Brent Lang Executive Editor Like many Americans in the early aughts, documentary filmmaker David Osit watched “To Catch a Predator,” a hidden camera reality TV show that followed journalist Chris Hansen working in coordination with law enforcement while conducting sting operations that exposed adult men who were hoping to have sex with minors. “I found it fascinating and weird and strangely addictive,” he admits. “In many ways, it was sort of the template for modern true crime TV.” But he never really gave the NBC series much thought until years later when he came across an article about Bill Conradt, a Texas assistant district attorney who committed suicide in 2007 after police served him with a warrant stemming from one of Hansen’s online investigations into potential pedophiles.

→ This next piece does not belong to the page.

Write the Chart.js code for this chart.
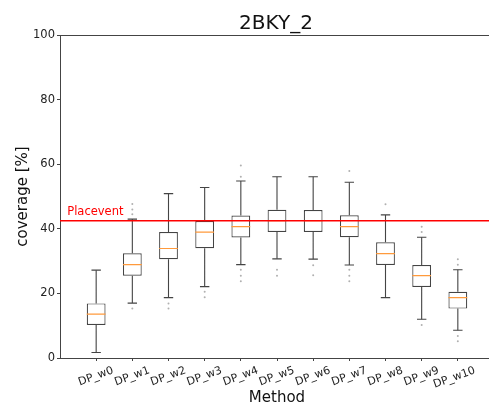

Hansen and his crew were on the scene when Conradt shot himself. The episode eventually aired, but NBC’s journalism was criticized for breaching ethical lines and Conradt’s family sued. “To Catch a Predator” went off the air the next year.
Reading about the story led Osit down the rabbit hole, as he researched more about the show’s legacy he discovered that there was a small, but intense online “To Catch a Predator” fandom.
It was one that had collected, through FOIA requests, raw footage from the making of the show. Seeing it put him in a discombobulating headspace. “Watching it was a different kind of emotional experience,” he remembers. “I would view this raw material and feel kind of heartbroken for these men in a way that I never felt when I’d watch the show, but then I’d read a chat log of their comments, and feel disgusted by them again, but then I go back hear a phone call between them and a decoy and feel bad for them again.